Between those three websites, you can acquire a complete financial picture of your finances, your budget and your investments. Still, there is something to be said for meeting with an actual human being to discuss finances, perfectly tailored to you.
Moms are great, aren’t they?
Growing up, my Mom handled the day-to-day finances in our household. Meanwhile, my Dad handled the investments. So personally, I sought my Dad’s investment advice more often than my Mom’s. It’d be really interesting to hear from the readers on whom they turned to more often- Mom or Dad.
I wonder if our kiddos will probably turn to me for financial advice before my wife, simply because it I also focus more on investments, while my wife takes care of the day-to-day. That’s not to disparage my wife’s contribution to our finances. We both work to our strengths!

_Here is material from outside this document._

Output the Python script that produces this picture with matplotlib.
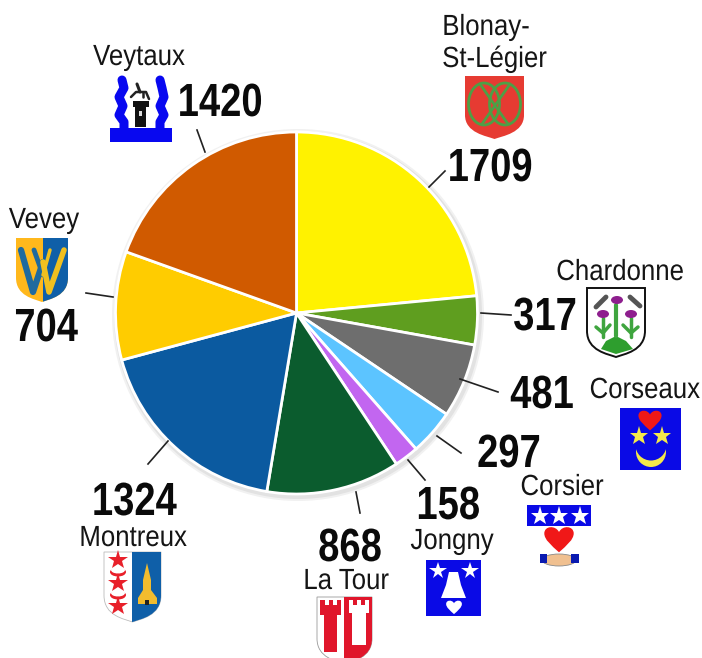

Professional Articles or Blogs (8%)
Although I majored in Finance in college, I really learned about personal finance through the Internet. It really doesn’t surprise me that this is #4 on the list.
I am a huge personal finance geek and try to soak up as much information as possible. You know you are true geek when you read through various financial books that you already know backwards and forwards with the hopes of gleaning just one additional nugget of information. Personal finance is the one area where the more I know, the more I realize how much I really don’t know. Certain areas seem to be constantly changing.
I will probably continue to read about personal finance for the rest of my life.
As I stated above, my Dad is the one that I usually bounce my investment decisions off of. While I always discuss with my wife about my investment ideas, my Dad is a great sounding board to provide another perspective.
It can be easy to have blinders on, so talking to my Dad is always helpful. Whether it’s running my Wealthfront experiment by him or hearing his thoughts as I move away from picking stocks to passive index funds, I’m thankful for his input.
Although it would be nice to have more friends to talk about this stuff with, I really don’t have many who love to talk about nitty gritty financial things.
Other Family Member (6%)
My friend has a proverbial rich uncle on whom he seeks investment counsel. His uncle does all sorts of exotic trades and covered calls. He boasts about all the money he makes on a regular basis.
I have offered multiple times to fly my friend and myself out to California so that both of us can sit down with his uncle to learn his ways. His uncle has quite a few investment tips and tricks that he has learned over the years. Whether or not I’d use them, I am still curious. I want to learn as much as I can when it comes to finance, including unique investment strategies. Alas, my friend is always super busy at work, and his uncle has never been available when we have been. So it hasn’t quite worked out yet. Although, I’m hoping it’s just a matter of time.
It also doesn’t help that we have 4 children, 3 years old and younger, between us. So leaving our families while we have fun in California for a week doesn’t sound very exciting to our spouses.
This is both good and bad, in my opinion. Study after study has shown that you are most like the 5 closest friends that you have. For awhile, I had some friends who were lousy at personal finance. They definitely pulled me onto some financial paths that they were on.
Over the years, I have had to pare back on some friends with poor financial acumen. The positive take-away from those negative financial experiences is that sometimes the best lessons result from being burned. Thankfully, I didn’t get too burned on any deals, but I did see some of those friends get torched along the way.
I probably talk to colleagues about finances much more than other people do. Most times, it results in me sharing the plethora of financial information that I have garnered over the years.
I’m sure I’ve annoyed a couple of colleagues at some point or another, but I can’t help but share my passion with others. Plus, if they don’t like it, than can easily avoid me. 🙂
Celebrity or TV Personality (0%)
I am so thankful that most people don’t receive financial advice from the talking heads on TV anymore. They remind me of the squawking that goes back and forth on ESPN these days. I rarely see any analysis on ESPN now. It seems like it has just turned into a bunch of people yelling over each other about their opinions.
I’m just glad to see this category ranking at 0%.
As you can see, there are a variety of ways that most people receive financial information today. While my preference is to see a solid curriculum taught in schools, I am also a big proponent of finding a financial mentor to help guide you along the way. If we can find mentors at work, doesn’t it only make sense to have financial mentors in life?